Problem to solve
Look for the string "picture" in every line, and copy each line that has it.

Information shown
--- start ---

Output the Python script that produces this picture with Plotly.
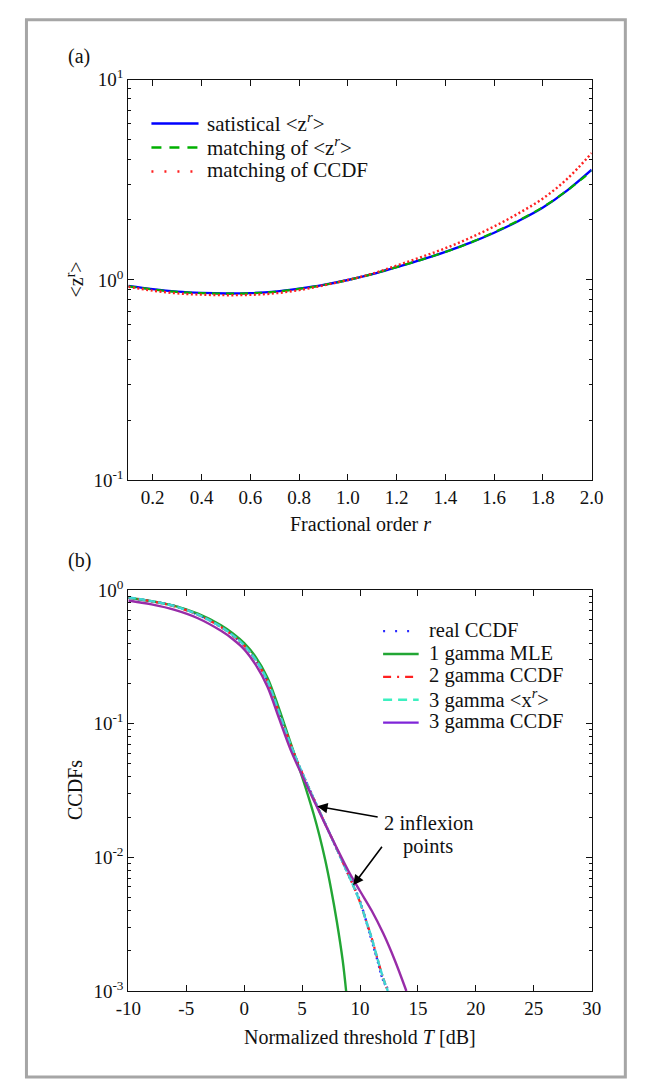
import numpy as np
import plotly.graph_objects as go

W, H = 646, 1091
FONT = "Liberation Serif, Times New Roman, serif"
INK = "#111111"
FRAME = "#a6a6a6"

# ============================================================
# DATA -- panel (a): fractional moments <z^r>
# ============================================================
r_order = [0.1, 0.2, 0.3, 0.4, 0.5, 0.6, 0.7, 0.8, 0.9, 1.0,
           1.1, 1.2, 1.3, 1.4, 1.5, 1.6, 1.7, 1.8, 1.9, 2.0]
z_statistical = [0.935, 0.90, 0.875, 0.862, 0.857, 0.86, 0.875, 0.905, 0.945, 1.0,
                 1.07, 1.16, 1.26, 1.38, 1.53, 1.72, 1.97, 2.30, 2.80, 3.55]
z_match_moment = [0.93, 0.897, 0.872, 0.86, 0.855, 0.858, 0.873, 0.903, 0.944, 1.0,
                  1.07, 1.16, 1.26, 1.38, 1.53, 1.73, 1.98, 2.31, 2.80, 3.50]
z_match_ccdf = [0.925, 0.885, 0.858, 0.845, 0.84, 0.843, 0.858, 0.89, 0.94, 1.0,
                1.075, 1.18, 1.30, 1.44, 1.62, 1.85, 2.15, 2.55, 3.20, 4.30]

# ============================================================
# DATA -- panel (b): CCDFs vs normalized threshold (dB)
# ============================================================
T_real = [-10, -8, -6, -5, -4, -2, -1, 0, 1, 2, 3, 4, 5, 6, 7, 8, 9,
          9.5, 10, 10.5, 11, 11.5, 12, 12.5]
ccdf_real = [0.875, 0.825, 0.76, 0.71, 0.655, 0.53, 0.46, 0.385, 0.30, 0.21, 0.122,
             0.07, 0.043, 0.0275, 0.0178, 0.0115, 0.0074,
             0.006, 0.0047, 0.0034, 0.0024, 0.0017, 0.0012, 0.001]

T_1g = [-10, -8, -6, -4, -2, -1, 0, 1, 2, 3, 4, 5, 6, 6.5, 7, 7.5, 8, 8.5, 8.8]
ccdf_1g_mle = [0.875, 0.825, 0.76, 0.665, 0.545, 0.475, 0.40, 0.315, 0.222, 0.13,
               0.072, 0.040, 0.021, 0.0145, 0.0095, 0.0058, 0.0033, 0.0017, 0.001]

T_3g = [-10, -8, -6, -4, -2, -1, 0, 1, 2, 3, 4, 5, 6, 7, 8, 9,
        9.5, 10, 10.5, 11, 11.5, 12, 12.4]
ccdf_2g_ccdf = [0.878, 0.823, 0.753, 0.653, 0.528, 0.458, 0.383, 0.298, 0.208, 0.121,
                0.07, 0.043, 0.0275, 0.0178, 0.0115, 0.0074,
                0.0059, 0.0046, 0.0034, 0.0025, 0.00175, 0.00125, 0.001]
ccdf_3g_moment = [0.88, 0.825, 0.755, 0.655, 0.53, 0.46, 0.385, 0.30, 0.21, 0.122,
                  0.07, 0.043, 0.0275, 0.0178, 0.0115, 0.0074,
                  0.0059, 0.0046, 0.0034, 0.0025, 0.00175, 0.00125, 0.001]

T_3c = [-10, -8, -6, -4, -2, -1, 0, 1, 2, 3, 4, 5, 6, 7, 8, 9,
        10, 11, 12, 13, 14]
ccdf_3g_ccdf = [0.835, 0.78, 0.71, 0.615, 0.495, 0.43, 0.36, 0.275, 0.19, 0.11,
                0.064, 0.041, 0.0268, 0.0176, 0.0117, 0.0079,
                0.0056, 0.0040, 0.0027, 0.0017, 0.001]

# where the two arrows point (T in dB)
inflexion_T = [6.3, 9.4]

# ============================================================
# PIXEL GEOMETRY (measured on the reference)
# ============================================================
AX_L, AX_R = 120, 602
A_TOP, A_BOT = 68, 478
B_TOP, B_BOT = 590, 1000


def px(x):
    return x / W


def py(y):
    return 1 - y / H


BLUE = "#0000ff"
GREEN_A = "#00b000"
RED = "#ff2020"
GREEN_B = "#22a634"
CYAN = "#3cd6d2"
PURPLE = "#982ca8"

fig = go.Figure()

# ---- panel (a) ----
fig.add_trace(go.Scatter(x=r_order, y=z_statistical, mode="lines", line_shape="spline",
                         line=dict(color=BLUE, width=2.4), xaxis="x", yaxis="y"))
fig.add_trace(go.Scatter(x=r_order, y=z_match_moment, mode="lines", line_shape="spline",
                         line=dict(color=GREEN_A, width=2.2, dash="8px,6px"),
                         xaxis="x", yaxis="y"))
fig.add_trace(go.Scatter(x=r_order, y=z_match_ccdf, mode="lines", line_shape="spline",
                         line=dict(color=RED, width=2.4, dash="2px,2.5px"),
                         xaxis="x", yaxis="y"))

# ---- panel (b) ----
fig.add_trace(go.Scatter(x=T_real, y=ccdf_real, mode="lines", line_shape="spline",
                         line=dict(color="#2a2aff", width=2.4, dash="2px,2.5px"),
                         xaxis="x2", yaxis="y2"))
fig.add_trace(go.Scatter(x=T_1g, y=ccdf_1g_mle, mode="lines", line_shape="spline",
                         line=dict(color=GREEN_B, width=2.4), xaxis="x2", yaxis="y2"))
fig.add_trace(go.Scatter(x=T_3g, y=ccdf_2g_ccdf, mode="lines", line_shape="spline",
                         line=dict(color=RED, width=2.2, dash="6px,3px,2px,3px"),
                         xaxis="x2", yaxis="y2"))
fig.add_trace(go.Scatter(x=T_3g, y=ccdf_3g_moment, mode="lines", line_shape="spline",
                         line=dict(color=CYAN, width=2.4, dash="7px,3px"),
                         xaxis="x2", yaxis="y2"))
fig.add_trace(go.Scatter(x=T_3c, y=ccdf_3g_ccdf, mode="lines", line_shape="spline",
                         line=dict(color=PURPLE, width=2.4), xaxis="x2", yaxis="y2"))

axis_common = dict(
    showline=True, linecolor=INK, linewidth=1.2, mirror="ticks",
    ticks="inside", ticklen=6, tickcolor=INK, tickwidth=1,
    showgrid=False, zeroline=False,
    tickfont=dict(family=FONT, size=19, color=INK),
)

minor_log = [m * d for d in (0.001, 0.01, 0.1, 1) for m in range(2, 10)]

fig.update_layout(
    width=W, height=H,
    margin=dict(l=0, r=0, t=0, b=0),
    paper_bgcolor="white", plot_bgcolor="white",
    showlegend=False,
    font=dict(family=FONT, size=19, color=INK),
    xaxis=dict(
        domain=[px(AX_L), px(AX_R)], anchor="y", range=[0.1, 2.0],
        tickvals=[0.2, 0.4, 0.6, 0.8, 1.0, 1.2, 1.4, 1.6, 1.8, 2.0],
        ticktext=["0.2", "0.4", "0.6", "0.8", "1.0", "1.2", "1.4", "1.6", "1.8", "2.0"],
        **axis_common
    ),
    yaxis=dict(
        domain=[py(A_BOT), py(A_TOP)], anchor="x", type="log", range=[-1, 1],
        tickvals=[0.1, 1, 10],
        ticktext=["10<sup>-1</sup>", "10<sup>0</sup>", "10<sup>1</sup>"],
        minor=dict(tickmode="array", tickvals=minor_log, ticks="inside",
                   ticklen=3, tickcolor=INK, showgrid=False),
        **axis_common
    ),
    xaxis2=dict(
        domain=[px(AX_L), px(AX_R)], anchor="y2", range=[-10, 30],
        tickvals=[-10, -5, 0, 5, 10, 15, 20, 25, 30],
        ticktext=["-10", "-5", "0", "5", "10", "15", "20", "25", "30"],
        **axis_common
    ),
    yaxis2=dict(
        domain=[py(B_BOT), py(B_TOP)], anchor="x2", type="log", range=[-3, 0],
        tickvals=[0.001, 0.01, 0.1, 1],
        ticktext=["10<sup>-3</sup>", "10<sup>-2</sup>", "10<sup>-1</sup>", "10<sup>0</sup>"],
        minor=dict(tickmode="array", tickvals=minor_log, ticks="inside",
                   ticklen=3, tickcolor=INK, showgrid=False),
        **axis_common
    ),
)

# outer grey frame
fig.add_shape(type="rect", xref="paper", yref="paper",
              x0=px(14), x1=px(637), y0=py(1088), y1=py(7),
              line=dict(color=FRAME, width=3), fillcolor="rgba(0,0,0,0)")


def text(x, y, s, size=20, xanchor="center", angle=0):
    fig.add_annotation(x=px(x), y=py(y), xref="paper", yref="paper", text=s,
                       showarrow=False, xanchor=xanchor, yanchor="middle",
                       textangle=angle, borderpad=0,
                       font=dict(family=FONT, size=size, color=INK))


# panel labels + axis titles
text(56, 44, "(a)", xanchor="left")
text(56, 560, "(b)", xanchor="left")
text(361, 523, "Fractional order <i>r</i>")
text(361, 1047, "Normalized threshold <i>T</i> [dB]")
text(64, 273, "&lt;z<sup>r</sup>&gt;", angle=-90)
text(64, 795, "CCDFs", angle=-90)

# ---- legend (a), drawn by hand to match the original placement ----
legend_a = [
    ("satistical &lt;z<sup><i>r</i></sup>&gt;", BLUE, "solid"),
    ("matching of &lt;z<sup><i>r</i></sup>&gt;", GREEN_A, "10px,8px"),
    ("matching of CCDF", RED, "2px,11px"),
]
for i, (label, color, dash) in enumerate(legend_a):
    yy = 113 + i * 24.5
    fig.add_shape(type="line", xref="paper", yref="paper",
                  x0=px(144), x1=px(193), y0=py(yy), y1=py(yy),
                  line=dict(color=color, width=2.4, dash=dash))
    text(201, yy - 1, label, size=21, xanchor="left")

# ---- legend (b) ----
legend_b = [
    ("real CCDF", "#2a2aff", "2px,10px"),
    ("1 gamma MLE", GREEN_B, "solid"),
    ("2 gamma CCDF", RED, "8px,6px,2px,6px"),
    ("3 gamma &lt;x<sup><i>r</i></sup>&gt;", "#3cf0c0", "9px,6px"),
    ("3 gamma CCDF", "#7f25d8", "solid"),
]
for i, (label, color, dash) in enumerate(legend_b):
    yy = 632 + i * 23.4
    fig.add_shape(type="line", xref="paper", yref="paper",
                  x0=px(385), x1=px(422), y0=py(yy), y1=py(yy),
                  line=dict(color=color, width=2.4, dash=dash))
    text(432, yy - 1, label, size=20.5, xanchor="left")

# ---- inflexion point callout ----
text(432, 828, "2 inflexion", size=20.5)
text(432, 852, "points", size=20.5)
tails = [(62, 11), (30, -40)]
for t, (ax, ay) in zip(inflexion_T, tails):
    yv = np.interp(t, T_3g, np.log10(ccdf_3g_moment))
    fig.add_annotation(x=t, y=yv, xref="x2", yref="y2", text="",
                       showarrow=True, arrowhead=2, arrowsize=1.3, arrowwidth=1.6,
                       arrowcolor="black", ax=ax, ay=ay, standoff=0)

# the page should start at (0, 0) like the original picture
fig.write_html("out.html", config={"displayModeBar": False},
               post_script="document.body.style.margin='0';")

--- end ---

The reply
Output the Python script that produces this picture with Plotly.
# the page should start at (0, 0) like the original picture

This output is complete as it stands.